### The task
Can you transcribe every line exactly and leave the pictures behind?

───── Data section ─────

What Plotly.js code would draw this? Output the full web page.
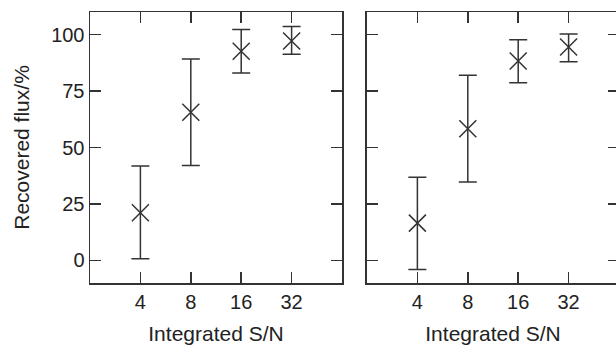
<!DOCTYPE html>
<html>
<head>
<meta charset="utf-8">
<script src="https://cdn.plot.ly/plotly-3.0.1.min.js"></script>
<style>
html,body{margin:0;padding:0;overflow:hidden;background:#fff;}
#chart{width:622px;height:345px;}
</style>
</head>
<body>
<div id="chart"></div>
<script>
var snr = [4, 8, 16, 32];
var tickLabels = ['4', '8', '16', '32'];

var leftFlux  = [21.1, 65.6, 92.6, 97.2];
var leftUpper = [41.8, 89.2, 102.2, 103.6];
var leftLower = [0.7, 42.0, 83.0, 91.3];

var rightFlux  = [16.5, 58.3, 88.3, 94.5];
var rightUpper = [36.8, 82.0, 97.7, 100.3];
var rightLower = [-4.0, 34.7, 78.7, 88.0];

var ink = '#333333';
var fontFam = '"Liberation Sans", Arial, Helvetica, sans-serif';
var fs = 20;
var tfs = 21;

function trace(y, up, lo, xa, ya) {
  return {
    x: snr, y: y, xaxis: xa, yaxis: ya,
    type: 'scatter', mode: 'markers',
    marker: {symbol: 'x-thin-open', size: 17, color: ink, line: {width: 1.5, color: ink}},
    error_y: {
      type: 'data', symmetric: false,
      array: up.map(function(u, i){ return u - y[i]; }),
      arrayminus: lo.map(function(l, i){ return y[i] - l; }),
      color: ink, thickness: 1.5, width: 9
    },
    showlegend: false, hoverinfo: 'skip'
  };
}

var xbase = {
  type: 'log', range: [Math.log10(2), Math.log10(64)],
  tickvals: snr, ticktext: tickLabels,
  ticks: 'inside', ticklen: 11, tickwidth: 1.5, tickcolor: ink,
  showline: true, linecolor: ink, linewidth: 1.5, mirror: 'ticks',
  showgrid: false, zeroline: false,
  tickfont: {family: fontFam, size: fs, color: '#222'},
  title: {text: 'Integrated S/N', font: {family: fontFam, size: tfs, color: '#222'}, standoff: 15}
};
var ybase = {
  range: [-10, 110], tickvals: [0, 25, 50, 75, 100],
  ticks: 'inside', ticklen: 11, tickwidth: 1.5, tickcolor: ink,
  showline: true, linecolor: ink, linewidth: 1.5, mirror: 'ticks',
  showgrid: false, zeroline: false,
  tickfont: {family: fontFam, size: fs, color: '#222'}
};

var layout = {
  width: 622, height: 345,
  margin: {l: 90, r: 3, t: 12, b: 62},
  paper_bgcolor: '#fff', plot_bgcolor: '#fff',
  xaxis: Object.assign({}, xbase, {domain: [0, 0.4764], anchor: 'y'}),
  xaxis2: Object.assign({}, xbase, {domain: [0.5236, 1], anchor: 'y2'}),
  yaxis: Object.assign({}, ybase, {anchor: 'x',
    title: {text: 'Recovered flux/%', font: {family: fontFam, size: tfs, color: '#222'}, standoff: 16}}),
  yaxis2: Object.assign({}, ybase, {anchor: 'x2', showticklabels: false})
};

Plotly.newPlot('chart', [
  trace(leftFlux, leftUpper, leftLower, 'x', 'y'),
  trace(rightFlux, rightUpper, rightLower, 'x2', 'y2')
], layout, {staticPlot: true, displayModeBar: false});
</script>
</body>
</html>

─────

### Final answer
What Plotly.js code would draw this? Output the full web page.
<!DOCTYPE html>
<html>
<head>
<meta charset="utf-8">
<script src="https://cdn.plot.ly/plotly-3.0.1.min.js"></script>
<style>
html,body{margin:0;padding:0;overflow:hidden;background:#fff;}
#chart{width:622px;height:345px;}
</style>
</head>
<body>
<div id="chart"></div>
<script>
var snr = [4, 8, 16, 32];
var tickLabels = ['4', '8', '16', '32'];

var leftFlux  = [21.1, 65.6, 92.6, 97.2];
var leftUpper = [41.8, 89.2, 102.2, 103.6];
var leftLower = [0.7, 42.0, 83.0, 91.3];

var rightFlux  = [16.5, 58.3, 88.3, 94.5];
var rightUpper = [36.8, 82.0, 97.7, 100.3];
var rightLower = [-4.0, 34.7, 78.7, 88.0];

var ink = '#333333';
var fontFam = '"Liberation Sans", Arial, Helvetica, sans-serif';
var fs = 20;
var tfs = 21;

function trace(y, up, lo, xa, ya) {
  return {
    x: snr, y: y, xaxis: xa, yaxis: ya,
    type: 'scatter', mode: 'markers',
    marker: {symbol: 'x-thin-open', size: 17, color: ink, line: {width: 1.5, color: ink}},
    error_y: {
      type: 'data', symmetric: false,
      array: up.map(function(u, i){ return u - y[i]; }),
      arrayminus: lo.map(function(l, i){ return y[i] - l; }),
      color: ink, thickness: 1.5, width: 9
    },
    showlegend: false, hoverinfo: 'skip'
  };
}

var xbase = {
  type: 'log', range: [Math.log10(2), Math.log10(64)],
  tickvals: snr, ticktext: tickLabels,
  ticks: 'inside', ticklen: 11, tickwidth: 1.5, tickcolor: ink,
  showline: true, linecolor: ink, linewidth: 1.5, mirror: 'ticks',
  showgrid: false, zeroline: false,
  tickfont: {family: fontFam, size: fs, color: '#222'},
  title: {text: 'Integrated S/N', font: {family: fontFam, size: tfs, color: '#222'}, standoff: 15}
};
var ybase = {
  range: [-10, 110], tickvals: [0, 25, 50, 75, 100],
  ticks: 'inside', ticklen: 11, tickwidth: 1.5, tickcolor: ink,
  showline: true, linecolor: ink, linewidth: 1.5, mirror: 'ticks',
  showgrid: false, zeroline: false,
  tickfont: {family: fontFam, size: fs, color: '#222'}
};

var layout = {
  width: 622, height: 345,
  margin: {l: 90, r: 3, t: 12, b: 62},
  paper_bgcolor: '#fff', plot_bgcolor: '#fff',
  xaxis: Object.assign({}, xbase, {domain: [0, 0.4764], anchor: 'y'}),
  xaxis2: Object.assign({}, xbase, {domain: [0.5236, 1], anchor: 'y2'}),
  yaxis: Object.assign({}, ybase, {anchor: 'x',
    title: {text: 'Recovered flux/%', font: {family: fontFam, size: tfs, color: '#222'}, standoff: 16}}),
  yaxis2: Object.assign({}, ybase, {anchor: 'x2', showticklabels: false})
};

Plotly.newPlot('chart', [
  trace(leftFlux, leftUpper, leftLower, 'x', 'y'),
  trace(rightFlux, rightUpper, rightLower, 'x2', 'y2')
], layout, {staticPlot: true, displayModeBar: false});
</script>
</body>
</html>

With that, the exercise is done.